The first thing people often say when they hear I’m from Ohio is, “Oh, I’ve never been.” To which I reply, “It’s not really a place you visit.” In many ways it isn’t. Most people don’t vacation in Ohio with its endless alternation of corn fields and strip malls, but somehow it’s become a place I long for, that I want to visit, that I love to call home. 

When I applied to college, I was desperate to leave Ohio, I wanted a fresh start, a different place, a new adventure. Although I didn’t officially decide until March of my senior year, from the first time I visited Pittsburgh a piece of me fell in love with it. Pittsburgh was a ticket out, a pathway to that something new that I desired. Pittsburgh felt exciting to me, its winding rivers and endless bridges offering me a pathway to adulthood. 

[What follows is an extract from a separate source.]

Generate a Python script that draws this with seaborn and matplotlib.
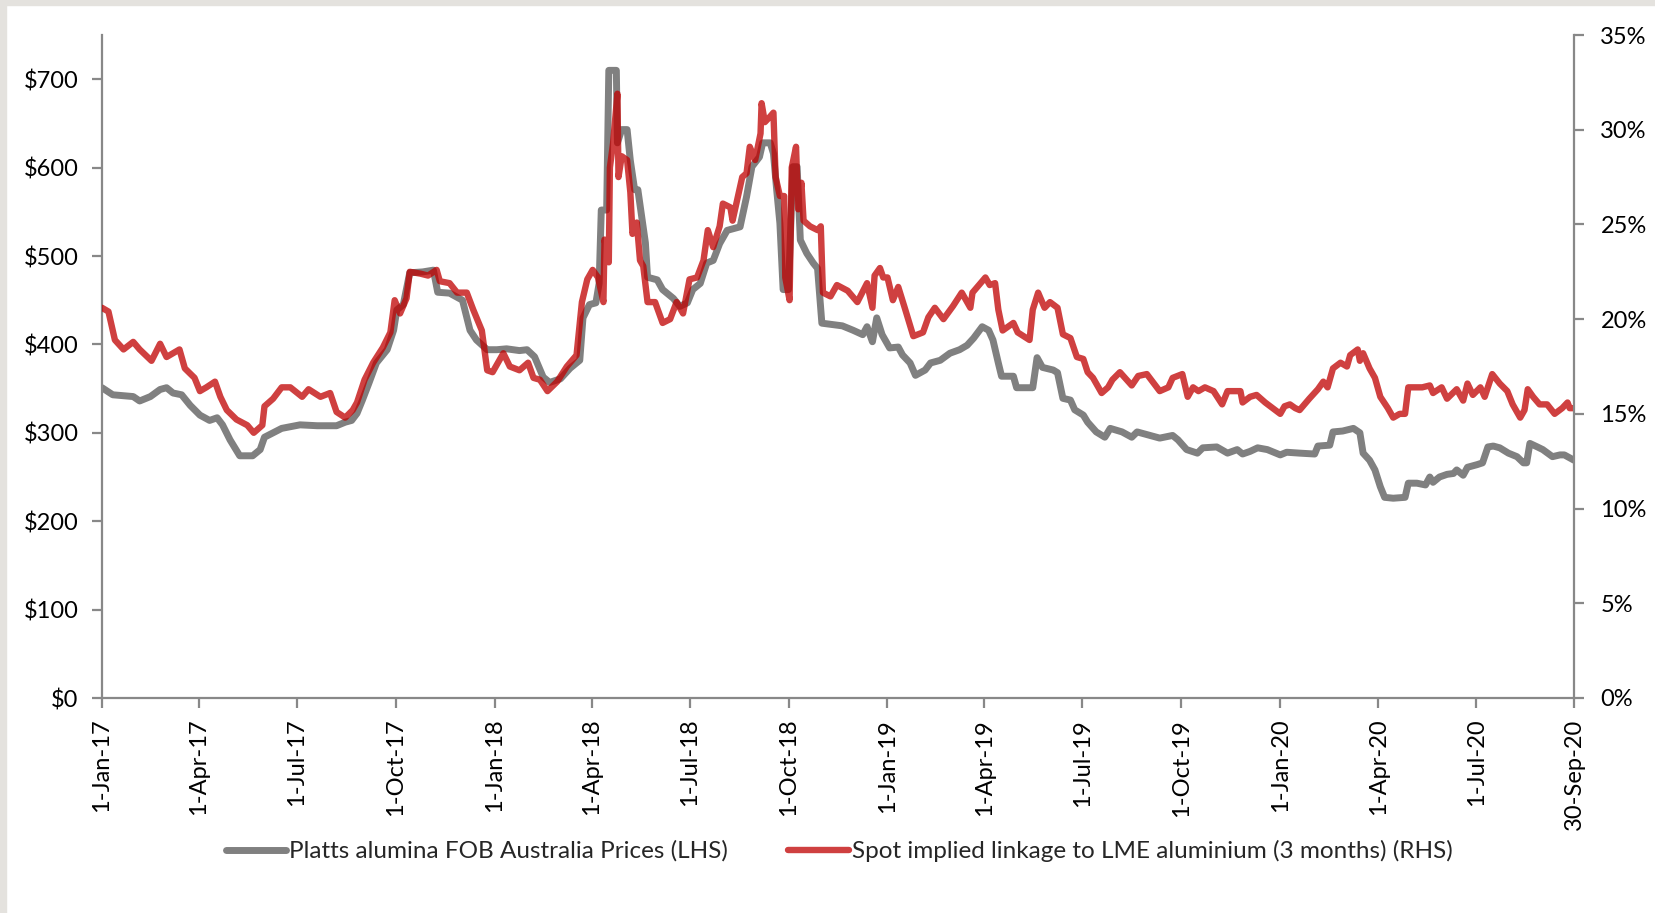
#!/usr/bin/env python3
"""
Platts alumina FOB Australia price vs spot implied linkage to LME aluminium
"""
import numpy as np
import pandas as pd
import matplotlib
matplotlib.use("Agg")
import matplotlib.pyplot as plt
import matplotlib.ticker as mticker
from matplotlib.patches import Rectangle
import seaborn as sns

start = pd.Timestamp("2017-01-01")

# Platts alumina FOB Australia (US$/t), days counted from 1-Jan-17
alumina_days = [0, 10, 29, 35, 45, 54, 60, 66, 74, 82, 91, 100, 107, 112, 119, 128,
                140, 147, 151, 159, 167, 184, 200, 218, 226, 232, 237, 242, 248, 255,
                265, 271, 274, 280, 286, 298, 308, 312, 323, 335, 342, 348, 358, 367,
                376, 388, 395, 402, 410, 416, 426, 435, 444, 447, 453, 459, 462, 464,
                469, 471, 478, 479, 483, 488, 491, 495, 498, 502, 505, 507, 516, 521,
                531, 537, 544, 549, 556, 562, 568, 574, 581, 593, 599, 604, 611, 614,
                621, 624, 627, 630, 633, 638, 642, 646, 649, 655, 661, 665, 669, 688,
                698, 707, 711, 716, 720, 725, 732, 740, 744, 751, 756, 765, 770, 779,
                788, 797, 804, 810, 818, 824, 828, 833, 836, 847, 850, 865, 869, 874,
                884, 888, 893, 900, 904, 912, 916, 924, 932, 937, 948, 957, 962, 974,
                983, 995, 1000, 1008, 1018, 1023, 1036, 1046, 1055, 1060, 1067, 1074,
                1083, 1095, 1101, 1113, 1127, 1130, 1141, 1144, 1153, 1163, 1169, 1172,
                1178, 1183, 1188, 1192, 1200, 1211, 1214, 1222, 1230, 1234, 1237, 1243,
                1250, 1256, 1259, 1265, 1269, 1278, 1283, 1288, 1293, 1299, 1307, 1315,
                1321, 1324, 1327, 1334, 1339, 1348, 1355, 1359, 1368]
alumina_price = [351, 343, 341, 336, 341, 349, 351, 345, 343, 331, 320, 314, 317, 309, 292, 274,
                 274, 281, 295, 300, 305, 309, 308, 308, 312, 314, 322, 337, 356, 379,
                 394, 416, 439, 445, 481, 482, 484, 459, 458, 450, 416, 405, 394, 394,
                 395, 393, 394, 386, 363, 357, 361, 373, 382, 430, 445, 447, 469, 552,
                 552, 710, 710, 628, 643, 643, 608, 575, 575, 541, 515, 476, 473, 462,
                 452, 443, 447, 462, 469, 492, 495, 514, 529, 533, 567, 601, 612, 628,
                 628, 616, 575, 537, 462, 462, 601, 601, 518, 503, 492, 486, 424, 421,
                 416, 411, 420, 403, 430, 411, 396, 397, 388, 379, 365, 371, 379, 382,
                 390, 394, 399, 407, 420, 416, 405, 379, 364, 364, 351, 351, 385, 374,
                 371, 368, 339, 337, 326, 320, 312, 301, 295, 305, 301, 295, 301, 297,
                 294, 297, 292, 281, 277, 283, 284, 277, 281, 276, 279, 283,
                 281, 275, 278, 277, 276, 285, 286, 301, 302, 305, 300, 277,
                 269, 258, 239, 227, 226, 227, 243, 243, 241, 250, 244, 250,
                 253, 254, 258, 252, 261, 264, 266, 284, 285, 283, 277, 273,
                 266, 266, 288, 284, 281, 273, 275, 275, 269]

# Spot implied linkage to LME aluminium 3M (%), days counted from 1-Jan-17
linkage_days = [0, 6, 12, 20, 29, 35, 46, 54, 60, 72, 77, 86, 91, 97, 105, 110, 116,
                125, 135, 141, 149, 151, 159, 167, 175, 186, 192, 203, 212, 218, 226,
                233, 237, 244, 252, 261, 268, 272, 277, 283, 286, 296, 303, 311, 314,
                323, 330, 339, 345, 353, 358, 363, 373, 379, 388, 396, 401, 407, 414,
                423, 432, 441, 446, 451, 456, 461, 466, 467, 471, 472, 475, 479, 480,
                483, 488, 491, 493, 497, 500, 503, 507, 514, 521, 528, 534, 540, 546,
                553, 559, 563, 568, 574, 577, 584, 586, 595, 599, 602, 607, 612, 613,
                616, 621, 624, 626, 630, 634, 635, 639, 641, 645, 647, 650, 652, 658,
                665, 668, 670, 677, 683, 693, 702, 711, 716, 718, 723, 726, 730, 735,
                740, 746, 754, 763, 768, 774, 782, 791, 799, 807, 809, 821, 825, 830,
                833, 837, 847, 851, 862, 865, 870, 876, 881, 888, 893, 900, 906, 912,
                916, 921, 929, 935, 939, 946, 957, 963, 971, 983, 991, 995, 1004, 1009,
                1014, 1019, 1025, 1033, 1041, 1046, 1058, 1060, 1067, 1073, 1081, 1088,
                1095, 1099, 1104, 1109, 1113, 1122, 1130, 1135, 1139, 1144, 1151, 1157,
                1160, 1167, 1169, 1172, 1178, 1183, 1188, 1195, 1200, 1206, 1211, 1214,
                1220, 1227, 1234, 1237, 1245, 1250, 1259, 1265, 1269, 1274, 1281, 1285,
                1292, 1299, 1306, 1311, 1318, 1322, 1325, 1330, 1336, 1343, 1350, 1357,
                1362, 1364, 1368]
linkage_pct = [20.6, 20.4, 18.9, 18.4, 18.8, 18.4, 17.8, 18.7, 18.0, 18.4, 17.4, 16.9, 16.2, 16.4, 16.7, 15.9, 15.2,
               14.7, 14.4, 14.0, 14.4, 15.4, 15.8, 16.4, 16.4, 15.9, 16.3, 15.9, 16.1, 15.1, 14.8,
               15.2, 15.6, 16.8, 17.7, 18.5, 19.3, 21.0, 20.3, 21.1, 22.5, 22.4, 22.3, 22.6, 22.0,
               21.9, 21.4, 21.4, 20.5, 19.4, 17.3, 17.2, 18.2, 17.5, 17.3, 17.7, 16.9, 16.8, 16.2,
               16.7, 17.5, 18.1, 20.9, 22.1, 22.6, 22.2, 20.9, 24.2, 23.0, 28.0, 29.3, 31.9, 27.5,
               28.6, 28.4, 26.7, 24.5, 25.1, 23.1, 22.8, 20.9, 20.9, 19.8, 20.0, 20.9, 20.3, 22.1,
               22.2, 23.1, 24.7, 23.8, 24.9, 26.1, 25.9, 25.2, 27.5, 27.7, 29.1, 28.4, 29.8, 31.4,
               30.4, 30.7, 30.9, 27.5, 26.5, 26.5, 22.2, 21.0, 28.0, 29.1, 25.8, 27.2, 25.2, 24.9,
               24.7, 24.9, 21.4, 21.2, 21.8, 21.5, 20.9, 21.9, 20.6, 22.3, 22.7, 22.2, 22.2, 21.0,
               21.7, 20.6, 19.1, 19.3, 20.1, 20.6, 20.0, 20.7, 21.4, 20.6, 21.4, 22.2, 21.8, 21.9,
               20.5, 19.4, 19.8, 19.3, 18.9, 20.5, 21.4, 20.6, 20.9, 20.6, 19.2, 19.0, 18.0, 17.9,
               17.2, 16.9, 16.1, 16.4, 16.8, 17.2, 16.5, 17.0, 17.1, 16.2, 16.4, 16.9, 17.1, 15.9,
               16.4, 16.2, 16.4, 16.2, 15.5, 16.2, 16.2, 15.6, 15.9, 16.0, 15.6, 15.3,
               15.0, 15.4, 15.5, 15.3, 15.2, 15.8, 16.3, 16.7, 16.4, 17.4, 17.7, 17.5,
               18.1, 18.4, 17.8, 18.2, 17.4, 16.9, 15.9, 15.3, 14.8, 15.0, 15.0, 16.4,
               16.4, 16.4, 16.5, 16.1, 16.4, 15.8, 16.3, 15.7, 16.6, 16.0, 16.4, 15.9,
               17.1, 16.6, 16.2, 15.5, 14.8, 15.2, 16.3, 15.9, 15.5, 15.5, 15.0, 15.3,
               15.6, 15.3, 15.3]

tick_dates = ["2017-01-01", "2017-04-01", "2017-07-01", "2017-10-01", "2018-01-01",
              "2018-04-01", "2018-07-01", "2018-10-01", "2019-01-01", "2019-04-01",
              "2019-07-01", "2019-10-01", "2020-01-01", "2020-04-01", "2020-07-01",
              "2020-09-30"]

labels = ["Platts alumina FOB Australia Prices (LHS)",
          "Spot implied linkage to LME aluminium (3 months) (RHS)"]

GREY = "#808080"
RED = "#C00000"
AXIS = "#888888"

alumina = pd.DataFrame({"date": start + pd.to_timedelta(alumina_days, unit="D"),
                        "price": alumina_price})
linkage = pd.DataFrame({"date": start + pd.to_timedelta(linkage_days, unit="D"),
                        "pct": np.array(linkage_pct) / 100})

sns.set_style("ticks")
plt.rcParams["font.family"] = ["Lato", "DejaVu Sans"]

fig = plt.figure(figsize=(16.55, 9.13), dpi=100)
fig.patch.set_facecolor("white")
ax = fig.add_axes([102 / 1655, 1 - 698 / 913, (1574 - 102) / 1655, (698 - 35) / 913])
ax2 = ax.twinx()

sns.lineplot(data=alumina, x="date", y="price", ax=ax, color=GREY, linewidth=5.0,
             solid_capstyle="round", legend=False)
sns.lineplot(data=linkage, x="date", y="pct", ax=ax2, color=RED, alpha=0.75,
             linewidth=4.6, solid_capstyle="round", legend=False)

ax.set_xlim(pd.Timestamp("2017-01-01"), pd.Timestamp("2020-09-30"))
ax.set_ylim(0, 750)
ax2.set_ylim(0, 0.35)
ax.set_xlabel("")
ax.set_ylabel("")
ax2.set_ylabel("")

ax.set_yticks(np.arange(0, 701, 100))
ax.yaxis.set_major_formatter(mticker.FuncFormatter(lambda v, p: f"${v:,.0f}"))
ax2.set_yticks(np.arange(0, 0.351, 0.05))
ax2.yaxis.set_major_formatter(mticker.FuncFormatter(lambda v, p: f"{v * 100:.0f}%"))

xt = pd.to_datetime(tick_dates)
ax.set_xticks(xt)
ax.set_xticklabels([f"{d.day}-{d.strftime('%b')}-{d.strftime('%y')}" for d in xt],
                   rotation=90)

for a in (ax, ax2):
    a.spines["top"].set_visible(False)
    for s in a.spines.values():
        s.set_color(AXIS)
        s.set_linewidth(1.6)
    a.tick_params(colors=AXIS, labelcolor="black", labelsize=17, width=1.6, length=7)
ax.spines["right"].set_visible(False)
ax2.spines["left"].set_visible(False)
ax2.spines["bottom"].set_visible(False)
ax.tick_params(axis="y", pad=10)
ax2.tick_params(axis="y", pad=12)
ax.tick_params(axis="x", pad=8)

# legend under the chart
handles = [ax.get_lines()[0], ax2.get_lines()[0]]
fig.legend(handles, labels, loc="center", bbox_to_anchor=(839 / 1655, 1 - 851 / 913),
           ncol=2, frameon=False, fontsize=17.5, handlelength=2.5, handletextpad=0.1,
           columnspacing=2.5)

# screenshot border
fig.patches.append(Rectangle((0, 1 - 5 / 913), 1, 5 / 913, transform=fig.transFigure,
                             color="#E4E2DE", zorder=0))
fig.patches.append(Rectangle((0, 0), 6 / 1655, 1, transform=fig.transFigure,
                             color="#E4E2DE", zorder=0))

plt.savefig("out.png", dpi=100, facecolor=fig.get_facecolor())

However, about 3 months into being a college freshman, I came to realize that Pittsburgh wasn’t so different from home, from Cincinnati. Both cities built on industry and steel, medium sized, with a passionate love for their sports teams. Suddenly, it became clearer to me that perhaps I had chosen Pittsburgh not because it was an escape from home, but rather because it was like home. Pittsburgh is not a clone of Cincinnati, it of course has its own unique slang, more neighborhoods, and a wider variety of places for me to explore that I had not known my whole life. It’s more like a cousin of Cincinnati than a sister, but still it beckons me in with a familiar warmth. 

The more I fell in love with Pittsburgh, the more I also began to long for home, for the local coffee shop I always went to with my friends, the ice cream place I worked at throughout high school, the movie theatre where I watched double and triple features, and the sound of my dog running to me at the top of my stairs. And yet, these longings were also replaced by new places in my new home, a new coffee shop, a new ice cream place, a new theatre, a new home in my college apartment. 

Without me realizing it, I discovered two homes, one in Pittsburgh, one in Cincinnati, each of which I always longed for while in the other. College in Pittsburgh has taught me the beauty of place and people together, that it really is the people who make the place, the love and memories what makes it special, what makes it home. And now, I count myself lucky to have two places I call home, and can say, come visit anytime.